Comment by Beth on February 3, 2010 at 10:16pm
By this age yelping may very well not work. I have heard my adult dogs yelp when one gets too rough playing with the other, an trust me, it is a loud high screech that you are very unlikely to duplicate effectively.

Inside you can use baby gates. One firm "no" or "Ah-ah" and if he does not stop, step over the gate and leave him for 1-3 minutes, then go back and resume play. More biting brings more walking away and he'll learn the game is over soon enough.

I disagree with the "no tug games" thing, though many trainers say the same. I personally have used tug very effectively to teach the "leave it" command and the key is to designate one toy as a tug toy, then teach to "leave it" to swap out for a treat and always end with you having possession of the tug toy. For a very mouthy puppy, playing tug can give them a healthy outlet where using their teeth is allowed and may lessen their desire to chomp on your pants instead.

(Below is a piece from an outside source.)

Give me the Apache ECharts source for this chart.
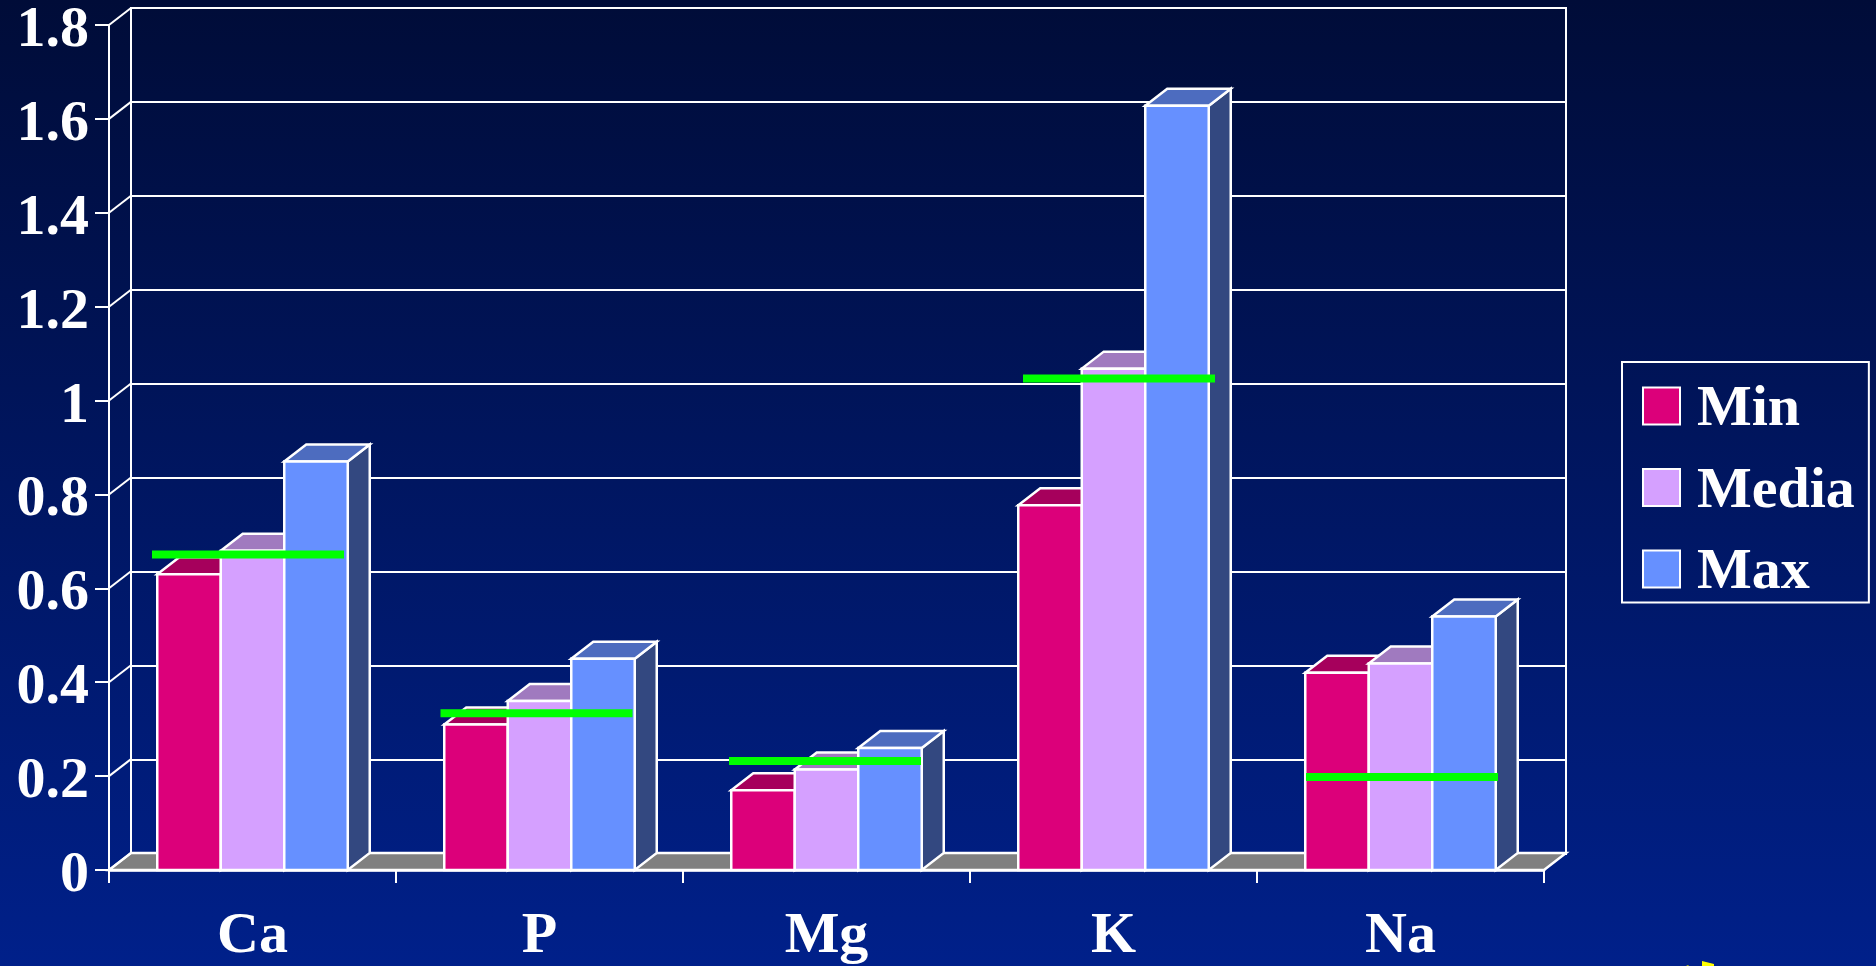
<!DOCTYPE html>
<html><head><meta charset="utf-8">
<style>html,body{margin:0;padding:0;background:#001f85}#c{width:1876px;height:966px}</style>
<script src="https://cdn.jsdelivr.net/npm/echarts@6/dist/echarts.min.js"></script>
</head><body><div id="c"></div>
<script>
const categories = ['Ca','P','Mg','K','Na'];
const minValues = [0.63,0.31,0.17,0.777,0.42];
const mediaValues = [0.68,0.36,0.214,1.068,0.44];
const maxValues = [0.87,0.45,0.26,1.628,0.54];
const greenValues = [0.672,0.334,0.232,1.047,0.198];
const yTicks = [0,0.2,0.4,0.6,0.8,1,1.2,1.4,1.6,1.8];

const DX = 22, DY = 17, BAR_W = 63.5, GREEN_W = 192;
const GREEN_NUDGE = [-4.5,-3,-1.5,5.5,1.5];
const FONT = '"Liberation Serif"';
const WHITE = '#ffffff';
const chart = echarts.init(document.getElementById('c'));

function barSeries(name, values, slot, front, top, side) {
  return {
    name, type: 'custom', xAxisIndex: 0, yAxisIndex: 0, z: 3 + slot,
    itemStyle: { color: front, borderColor: WHITE, borderWidth: 2 },
    data: values.map((v, i) => [i, v]),
    encode: { x: 0, y: 1 },
    renderItem(params, api) {
      const c = api.coord([api.value(0), api.value(1)]);
      const b = api.coord([api.value(0), 0]);
      const x = c[0] + (slot - 1.5) * BAR_W, w = BAR_W, y = c[1], y0 = b[1];
      const line = { stroke: WHITE, lineWidth: 2.5, lineJoin: 'miter' };
      return { type: 'group', children: [
        { type: 'polygon', shape: { points: [[x+w,y],[x+w+DX,y-DY],[x+w+DX,y0-DY],[x+w,y0]] }, style: { fill: side, ...line } },
        { type: 'polygon', shape: { points: [[x,y],[x+DX,y-DY],[x+w+DX,y-DY],[x+w,y]] }, style: { fill: top, ...line } },
        { type: 'rect', shape: { x, y, width: w, height: y0 - y }, style: { fill: front, ...line } }
      ]};
    }
  };
}

chart.setOption({
  animation: false,
  backgroundColor: { type: 'linear', x: 0, y: 0, x2: 0, y2: 1, colorStops: [
    { offset: 0, color: '#000c38' }, { offset: 1, color: '#00208a' } ] },
  grid: [
    { left: 109, right: 332, top: 25, bottom: 95 },
    { left: 131, right: 310, top: 8, bottom: 112, show: true, borderColor: WHITE, borderWidth: 2, backgroundColor: 'transparent' }
  ],
  legend: {
    data: ['Min','Media','Max'], orient: 'vertical', left: 1622, top: 362,
    padding: [19.5, 14, 0, 20], itemWidth: 37, itemHeight: 37, itemGap: 23.5,
    borderColor: WHITE, borderWidth: 2, icon: 'rect',
    itemStyle: { borderColor: WHITE, borderWidth: 2 },
    formatter: '{t|{name}}',
    textStyle: { color: WHITE, fontFamily: FONT, fontWeight: 'bold', fontSize: 58,
      rich: { t: { color: WHITE, fontFamily: FONT, fontWeight: 'bold', fontSize: 58, padding: [9,0,0,12] } } }
  },
  xAxis: [
    { gridIndex: 0, type: 'category', data: categories,
      axisLine: { lineStyle: { color: WHITE, width: 2.5 } },
      axisTick: { show: true, length: 13, lineStyle: { color: WHITE, width: 2 } },
      axisLabel: { color: WHITE, fontFamily: FONT, fontWeight: 'bold', fontSize: 58, margin: 38 },
      splitLine: { show: false } },
    { gridIndex: 1, type: 'category', data: categories, show: false }
  ],
  yAxis: [
    { gridIndex: 0, type: 'value', min: 0, max: 1.8, interval: 0.2,
      axisLine: { show: true, lineStyle: { color: WHITE, width: 2 } },
      axisTick: { show: true, length: 14, lineStyle: { color: WHITE, width: 2 } },
      axisLabel: { color: WHITE, fontFamily: FONT, fontWeight: 'bold', fontSize: 58, margin: 20, verticalAlign: 'top', lineHeight: 12 },
      splitLine: { show: false } },
    { gridIndex: 1, type: 'value', min: 0, max: 1.8, interval: 0.2,
      axisLine: { show: false }, axisTick: { show: false }, axisLabel: { show: false },
      splitLine: { show: true, lineStyle: { color: WHITE, width: 2 } } }
  ],
  graphic: [
    { type: 'polygon', silent: true, z: 20, shape: { points: [[1702,961],[1714,964],[1714,966],[1702,966]] }, style: { fill: '#ffff00' } },
    { type: 'polygon', silent: true, z: 20, shape: { points: [[1686,966],[1688,965],[1689,966]] }, style: { fill: '#cccc00' } }
  ],
  series: [
    { type: 'custom', xAxisIndex: 0, yAxisIndex: 0, z: 2, silent: true,
      data: yTicks.map(v => [0, v]), encode: { x: 0, y: 1 },
      renderItem(params, api) {
        const cs = params.coordSys;
        const y = api.coord([0, api.value(1)])[1];
        const children = [{ type: 'line', shape: { x1: cs.x, y1: y, x2: cs.x + DX, y2: y - DY }, style: { stroke: WHITE, lineWidth: 2 } }];
        if (api.value(1) === 0) {
          children.unshift({ type: 'polygon', shape: { points: [[cs.x,y],[cs.x+DX,y-DY],[cs.x+cs.width+DX,y-DY],[cs.x+cs.width,y]] },
            style: { fill: '#808080', stroke: WHITE, lineWidth: 2.5 } });
        }
        return { type: 'group', children };
      } },
    barSeries('Min', minValues, 0, '#dc007a', '#a6005c', '#6e003d'),
    barSeries('Media', mediaValues, 1, '#d5a0ff', '#a07abf', '#6a5080'),
    barSeries('Max', maxValues, 2, '#6690ff', '#4d6cbf', '#334880'),
    { type: 'custom', xAxisIndex: 0, yAxisIndex: 0, z: 10, silent: true,
      data: greenValues.map((v, i) => [i, v]), encode: { x: 0, y: 1 },
      renderItem(params, api) {
        const i = api.value(0);
        const c = api.coord([i, api.value(1)]);
        return { type: 'rect', shape: { x: c[0] + GREEN_NUDGE[i] - GREEN_W / 2, y: c[1] - 4, width: GREEN_W, height: 8 }, style: { fill: '#00ff00' } };
      } }
  ]
});
</script></body></html>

You can also take him off-leash to an open area like a basement and run and encourage him to chase. The second his teeth touch you, become a statue, look at the ceiling (to make sure you are avoiding eye contact) and cross your arms over your chest. Once he abandons you for something more interesting, encourage him to chase again and repeat. It should only take a short time for him to get the point. However, the older he gets the longer the attention span and the longer it will take for him to ignore you if you ignore him.

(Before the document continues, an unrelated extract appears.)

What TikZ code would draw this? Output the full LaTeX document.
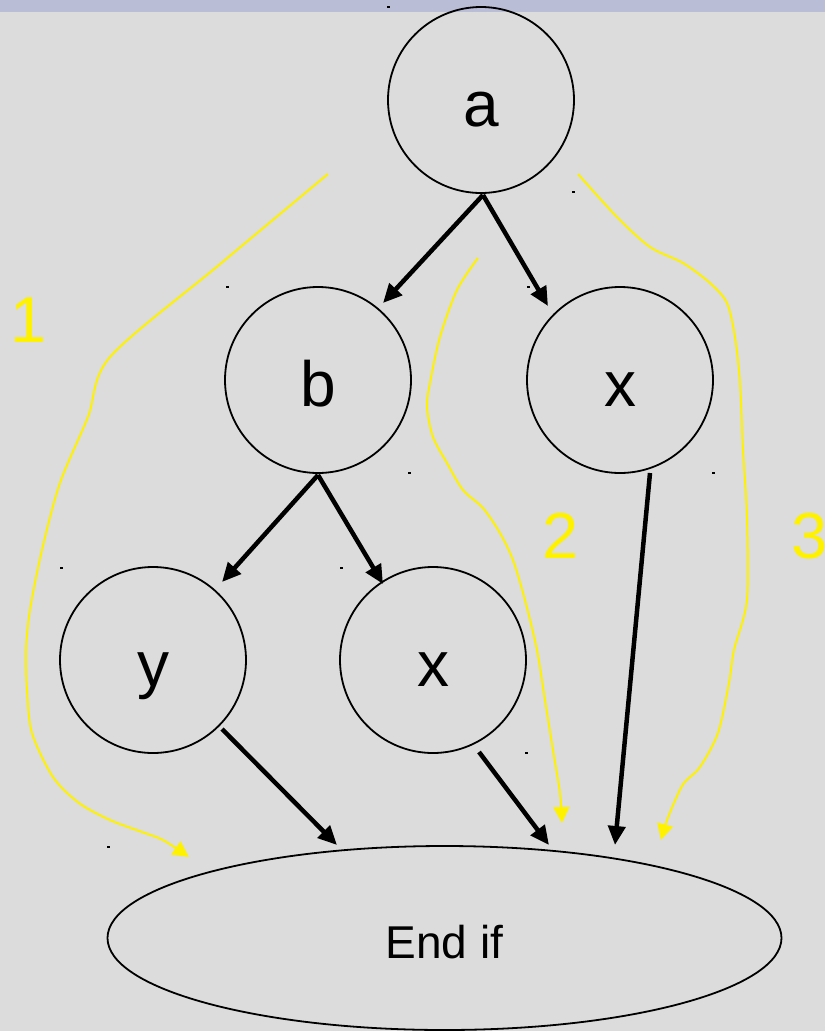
\documentclass[tikz,border=0pt]{standalone}
\usepackage{fontspec}
\setmainfont{Liberation Sans}
\usetikzlibrary{arrows.meta,shapes.geometric,calc}
\definecolor{bgc}{RGB}{220,220,220}
\definecolor{stripc}{RGB}{186,189,214}
\begin{document}
\begin{tikzpicture}[x=1pt,y=-1pt,
  circ/.style={circle,draw,line width=1.8pt,minimum size=186pt,inner sep=0pt,
    font=\fontsize{64}{70}\selectfont,text height=52pt,text depth=0pt},
  endbox/.style={ellipse,draw,line width=1.8pt,minimum width=674pt,minimum height=184pt,inner sep=0pt,
    font=\fontsize{46}{50}\selectfont,text height=40pt,text depth=0pt},
  num/.style={text=yellow,font=\fontsize{65}{70}\selectfont,inner sep=0pt,anchor=base},
  blk/.style={line width=4.5pt,-{Triangle[length=19pt,width=17pt]}},
  ylw/.style={draw=yellow,line width=2pt,-{Triangle[length=16pt,width=16pt]}},
  mydot/.style={fill=black}]
\fill[bgc] (0,0) rectangle (825,1031);
\fill[stripc] (0,0) rectangle (825,12);
\useasboundingbox (0,0) rectangle (825,1031);

% nodes
\node[circ] (a) at (481,100) {a};
\node[circ] (b) at (318,380) {b};
\node[circ] (x1) at (620,380) {x};
\node[circ] (y) at (153,660) {y};
\node[circ] (x2) at (433,660) {x};
\node[endbox] (endif) at (444.5,938) {End if};

% numbers
\node[num] (n1) at (29,342) {1};
\node[num] (n2) at (561,558) {2};
\node[num] (n3) at (810,558) {3};

% black connectors
\draw[blk] ($(a)+(2,95)$) -- ($(b)+(65,-77)$);
\draw[blk] ($(a)+(2,95)$) -- ($(x1)+(-72,-74)$);
\draw[blk] ($(b)+(0,95)$) -- ($(y)+(69,-78)$);
\draw[blk] ($(b)+(0,95)$) -- ($(x2)+(-50,-76)$);
\draw[blk] ($(x1)+(30,93)$) -- ($(endif)+(170.5,-93)$);
\draw[blk] ($(y)+(69,69)$) -- ($(endif)+(-107.5,-93)$);
\draw[blk] ($(x2)+(46,92)$) -- ($(endif)+(104.5,-93)$);

% yellow paths
\draw[ylw] plot[smooth,tension=0.5] coordinates {(328,174) (219,265) (110,357) (88,417) (60,483) (42,550) (30,610) (26,650) (27,690) (32,733) (53,777) (79,803) (110,820) (142,832) (163,840) (189,857)};
\draw[ylw] plot[smooth,tension=0.5] coordinates {(478,258) (457,290) (440,337) (430,383) (427,407) (433,437) (447,463) (463,490) (483,508) (500,533) (513,560) (525,600) (537,650) (545,700) (553,750) (560,793) (562,823)};
\draw[ylw] plot[smooth,tension=0.5] coordinates {(578,174) (617,217) (650,247) (683,263) (710,283) (727,303) (735,337) (740,383) (743,450) (747,517) (747,600) (734,650) (729,683) (718,733) (700,767) (684,783) (674,803) (666,823) (661,840)};

% small marks
\foreach \p in {(388,7),(573,192),(227,287),(528,287),(409,473),(713,473),(61,568),(341,568),(526,753),(108,847)}
  \fill[mydot] \p ++(-1.5,-1.2) rectangle ++(3,2.5);
\end{tikzpicture}
\end{document}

You must be consistent because if his biting on you gets him something he thinks of as positive attention even once, it will just reinforce the behavior. What many people think of as "correction" is actually stimulating and exciting to a puppy. Many people get upset with pup dragging on their leg, and try to pull back and grab at the puppy while possibly waving their arms and making great dramatic "Hey, stop that, I said stop that!" noises. Watch a person do that, then watch two dogs wrestling/chasing, then watch the person's reaction again and you will see what we naturally think of as discouraging the behavior is actually quite similar to the way a dog wants to play to begin with, so we unwittingly are encouraging what we actually want to stop.

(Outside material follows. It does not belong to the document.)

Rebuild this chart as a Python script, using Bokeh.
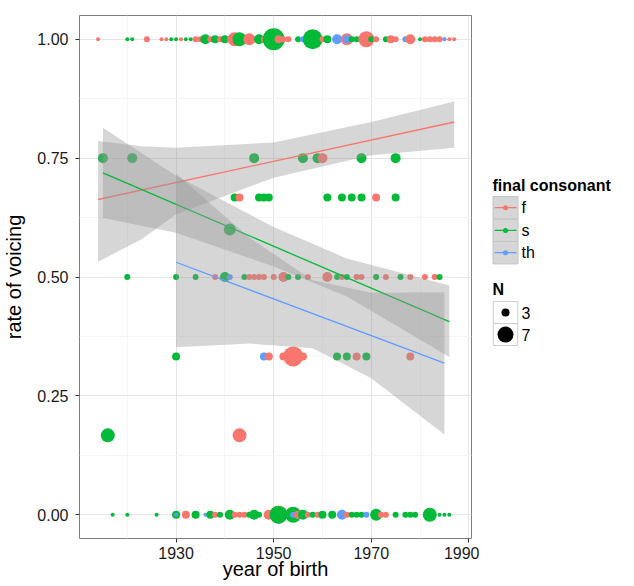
import numpy as np
from bokeh.plotting import figure
from bokeh.models import ColumnDataSource, FixedTicker, Range1d
from bokeh.layouts import row
from bokeh.embed import file_html
from bokeh.resources import INLINE
from bokeh.core.properties import value

# ---------------- data ----------------
consonants = ["f", "s", "th"]
colors = {"f": "#F8766D", "s": "#00BA38", "th": "#619CFF"}

f_year = [1914, 1924, 1927, 1928, 1931, 1934, 1935, 1937, 1939, 1941, 1942, 1945, 1946, 1948, 1949,
          1951, 1952, 1953, 1960, 1965, 1969, 1971, 1974, 1975, 1978, 1981, 1982, 1983, 1984, 1985, 1986, 1987,
          1960, 1943, 1971,
          1938, 1945, 1946, 1947, 1948, 1950, 1952, 1957, 1961, 1964, 1967, 1968, 1973, 1978, 1981, 1983,
          1949, 1952, 1954, 1956, 1967, 1978,
          1943,
          1932, 1938, 1942, 1943, 1944, 1949, 1951, 1955, 1957, 1959, 1965, 1972, 1973]
f_rate = [1.0] * 32 + [0.75] + [0.667] * 2 + [0.5] * 16 + [0.333] * 6 + [0.167] + [0.0] * 13
f_n = [1, 2, 1, 1, 1, 2, 2, 2, 2, 2, 6, 5, 2, 2, 2,
       3, 2, 2, 2, 5, 7, 2, 3, 2, 4, 2, 2, 2, 2, 1, 1, 1,
       4, 3, 3,
       2, 2, 2, 2, 2, 2, 4, 2, 4, 2, 2, 2, 2, 2, 2, 2,
       3, 3, 9, 3, 3, 3,
       6,
       3, 2, 2, 2, 2, 4, 8, 3, 2, 2, 2, 2, 2]

s_year = [1920, 1921, 1929, 1930, 1932, 1933, 1936, 1938, 1940, 1943, 1947, 1950, 1955, 1958, 1961,
          1966, 1967, 1970, 1973, 1980,
          1915, 1921, 1946, 1956, 1959, 1968, 1975,
          1942, 1947, 1948, 1949, 1961, 1964, 1966, 1968, 1975,
          1941,
          1920, 1930, 1934, 1940, 1944, 1953, 1955, 1963, 1965, 1971, 1976, 1984,
          1930, 1963, 1965, 1969,
          1916,
          1917, 1920, 1926, 1930, 1934, 1937, 1939, 1941, 1945, 1946, 1947, 1951, 1954, 1956, 1958,
          1960, 1962, 1964, 1966, 1967, 1968, 1971, 1975, 1977, 1978, 1979, 1982, 1984, 1985, 1986]
s_rate = [1.0] * 20 + [0.75] * 7 + [0.667] * 9 + [0.6] + [0.5] * 12 + [0.333] * 4 + [0.167] + [0.0] * 30
s_n = [1, 1, 1, 1, 1, 1, 4, 3, 3, 6, 4, 10, 2, 9, 3,
       2, 2, 2, 2, 1,
       4, 4, 4, 4, 4, 4, 4,
       3, 3, 3, 3, 3, 3, 3, 3, 3,
       5,
       2, 2, 2, 4, 2, 2, 2, 2, 2, 2, 2, 2,
       3, 3, 3, 3,
       6,
       1, 1, 1, 3, 3, 3, 2, 4, 2, 4, 2, 8, 7, 4, 2,
       3, 3, 2, 2, 2, 2, 5, 2, 2, 2, 2, 6, 1, 1, 1]

th_year = [1956, 1963, 1965, 1977, 1985, 1941, 1948, 1930, 1936, 1954, 1964, 1969]
th_rate = [1.0] * 5 + [0.5] + [0.333] + [0.0] * 5
th_n = [2, 4, 3, 2, 1, 2, 3, 1, 1, 2, 4, 2]

# fitted lines (end points)
f_line_year = [1914, 1987]
f_line_rate = [0.663, 0.826]
s_line_year = [1915, 1986]
s_line_rate = [0.719, 0.406]
th_line_year = [1930, 1985]
th_line_rate = [0.531, 0.319]

# confidence bands (edges)
f_band_year = [1914, 1923, 1930, 1950, 1970, 1987]
f_band_low = [0.532, 0.580, 0.632, 0.709, 0.756, 0.772]
f_band_high = [0.786, 0.775, 0.772, 0.783, 0.826, 0.869]
s_band_year = [1915, 1930, 1950, 1965, 1986]
s_band_low = [0.624, 0.593, 0.522, 0.459, 0.332]
s_band_high = [0.814, 0.713, 0.605, 0.539, 0.482]
th_band_year = [1930, 1945, 1958, 1970, 1985]
th_band_low = [0.352, 0.360, 0.350, 0.287, 0.169]
th_band_high = [0.717, 0.583, 0.493, 0.467, 0.468]

x_ticks = [1930, 1950, 1970, 1990]
x_minor = [1920, 1940, 1960, 1980]
y_ticks = [0.0, 0.25, 0.5, 0.75, 1.0]
y_minor = [0.125, 0.375, 0.625, 0.875]
y_tick_labels = {0.0: "0.00", 0.25: "0.25", 0.5: "0.50", 0.75: "0.75", 1.0: "1.00"}
legend_sizes = [3, 7]

FONT = "Liberation Sans"


def px(n):
    return 2.0 + 2.0 * np.asarray(n, dtype=float)


# ---------------- main panel ----------------
p = figure(width=479, height=586, output_backend="svg", toolbar_location=None,
           x_range=Range1d(1910.2, 1990.55), y_range=Range1d(-0.05, 1.05),
           min_border_left=79, min_border_right=8, min_border_top=15, min_border_bottom=48)
p.background_fill_color = "white"
p.border_fill_color = "white"
p.outline_line_color = "#7f7f7f"
p.outline_line_width = 1

p.xaxis.ticker = FixedTicker(ticks=x_ticks, minor_ticks=x_minor)
p.yaxis.ticker = FixedTicker(ticks=y_ticks, minor_ticks=y_minor)
p.yaxis.major_label_overrides = y_tick_labels
for ax in (p.xaxis[0], p.yaxis[0]):
    ax.axis_line_color = None
    ax.major_tick_out = 4
    ax.major_tick_in = 0
    ax.minor_tick_out = 0
    ax.minor_tick_in = 0
    ax.major_tick_line_color = "#333333"
    ax.major_label_text_font = FONT
    ax.major_label_text_font_size = "16px"
    ax.major_label_text_color = "#1a1a1a"
    ax.axis_label_text_font = FONT
    ax.axis_label_text_font_size = "20px"
    ax.axis_label_text_font_style = "normal"
    ax.axis_label_text_color = "black"
p.yaxis.major_label_standoff = 7
p.xaxis.major_label_standoff = 4
p.yaxis.axis_label = "rate of voicing"
p.yaxis.axis_label_standoff = 9
p.xaxis.axis_label = "year of birth"
p.xaxis.axis_label_standoff = -4

for g in (p.xgrid[0], p.ygrid[0]):
    g.grid_line_color = "#e5e5e5"
    g.grid_line_width = 1
    g.minor_grid_line_color = "#f5f5f5"
    g.minor_grid_line_width = 1

# points, combined in year order
rows = []
for c, ys, rs, ns in (("f", f_year, f_rate, f_n), ("s", s_year, s_rate, s_n), ("th", th_year, th_rate, th_n)):
    for yv, rv, nv in zip(ys, rs, ns):
        rows.append((yv, rv, nv, c))
rows.sort(key=lambda r: r[0])
src = ColumnDataSource(dict(
    year=[r[0] for r in rows],
    rate=[r[1] for r in rows],
    size=list(px([r[2] for r in rows])),
    color=[colors[r[3]] for r in rows],
))
p.scatter("year", "rate", size="size", fill_color="color", line_color=None, source=src)

# smooths: ribbon then line, per group
for c, by, bl, bh, ly, lr in (
        ("f", f_band_year, f_band_low, f_band_high, f_line_year, f_line_rate),
        ("s", s_band_year, s_band_low, s_band_high, s_line_year, s_line_rate),
        ("th", th_band_year, th_band_low, th_band_high, th_line_year, th_line_rate)):
    p.varea(x=by, y1=bl, y2=bh, fill_color="#999999", fill_alpha=0.4)
    p.line(x=ly, y=lr, line_color=colors[c], line_width=1.3)

# ---------------- legend panel ----------------
L = figure(width=155, height=586, output_backend="svg", toolbar_location=None,
           x_range=Range1d(0, 155), y_range=Range1d(586, 0),
           x_axis_location=None, y_axis_location=None,
           min_border_left=0, min_border_right=0, min_border_top=0, min_border_bottom=0)
L.outline_line_color = None
L.grid.visible = False
L.background_fill_color = "white"
L.border_fill_color = "white"

key_y = [215.3, 240.8, 265.8]
L.rect(x=[26] * 3, y=key_y, width=25, height=25, fill_color="#d6d6d6", line_color="#c4c4c4")
for c, yy in zip(consonants, key_y):
    L.line(x=[15, 37], y=[yy, yy], line_color=colors[c], line_width=1.3)
    L.scatter(x=[26], y=[yy], size=5, fill_color=colors[c], line_color=None)
L.text(x=[42] * 3, y=key_y, text=consonants, text_font=value(FONT), text_font_size="16px",
       text_baseline="middle", text_color="black")
L.text(x=[13], y=[191], text=["final consonant"], text_font=value(FONT), text_font_size="16px",
       text_font_style="bold", text_baseline="middle", text_color="black")

n_y = [332.8, 357.5]
L.rect(x=[26] * 2, y=n_y, width=24.5, height=24.5, fill_color="white", line_color="#cccccc")
L.scatter(x=[26] * 2, y=n_y, size=list(px(legend_sizes)), fill_color="black", line_color=None)
L.text(x=[42] * 2, y=n_y, text=[str(s) for s in legend_sizes], text_font=value(FONT),
       text_font_size="16px", text_baseline="middle", text_color="black")
L.text(x=[13], y=[307.5], text=["N"], text_font=value(FONT), text_font_size="16px",
       text_font_style="bold", text_baseline="middle", text_color="black")

layout = row(p, L)
open("out.html", "w").write(file_html(layout, INLINE))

Good luck! Corgis are exceptionally mouthy dogs with not a lot of natural bite suppression, and compared to puppies of other breeds can be a bit challenging in that regard.
Comment by Jane Christensen on February 3, 2010 at 8:49pm
I think people have given you all the correct info here...just an FYI...he is probably starting to teeth also so make sure he has plenty of puppy friendly chew toys!
Comment by Bev Levy on February 3, 2010 at 8:43pm
Sparty was like that too as a puppy but Izzy never was. We were successful with the very dramatic high pitched yelp and stopping play. A firm no while walking too. If he persisted, he got a few minutes time out in the kitchen (boring, but not the crate). Obedience classes with a positive instructor was also very helpful when he got older. He is great as an adult and never mouths anyone!
Comment by Alex on February 3, 2010 at 8:09pm
We went through that phase when we first got Kenji. It was a battle with him from the moment we adopted him. You just have to be firm and show your pup the correct behavior.
Comment by John Wolff on February 3, 2010 at 7:38pm
Sounds important. Stomp this out fast, do not tolerate it.
Try a wildly exaggerated, hammed-up reaction, a loud sharp high-pitched squealy "YELP!!!", then make eye contact and say, "Yow! You hurt me! No! No!" He thinks, "OMD, these humans are really fragile; I gotta go easy with them".
Make sure everybody he's in contact with does this all the time. Talk to all your neighbors etc., show them your plan, and get them all with the program. You do not want them to be afraid of Brody, and you want them to know you're getting on top of this.
I remember in puppy class, one pup got too up-close-and-personal, the other pup let out a high YELP! and the other dog backed off immediately; that's a signal they should know (instinctively? or learned?).

Eventually, maybe after no-biting is learned, you want to get the dog used to you inspecting and fooling with his mouth -- removing forbidden food, looking at teeth, etc. -- the vet should be able to do this, too.

The rule is: "I (human) can initiate mouth contact anytime I want, even stick my fingers into your mouth, but you (dog) can NEVER initiate mouth contact with a human."
I've heard that pups learn bite inhibition in their last weeks with their littermates, so if they're separated too soon, they can miss some of this.
We visited a littler at maybe 6 weeks? 8 weeks -- their ears were still down -- they were mouthing and gnawing my fingers, toes, nose face, ears, and I asked the breeder if it was OK for me to allow this, she said it was OK at that age. But at 14 weeks, I don't think so.

As Jenny suggests, if you start cooing "gentle...gentle...", he may associate that with calming down and learn it as a command.
Comment by Jenny and Kilgore on February 3, 2010 at 5:45pm
When Kilgore was a pup he had trouble learning bite inhibition, so I and everyone he was around would yelp loudly when he got too mouthy, and fake cry. He learned quickly he was hurting me. I also rewarded when we would play and he would be gentle, now when he gets too mouthy I say the word gentle and he calms down!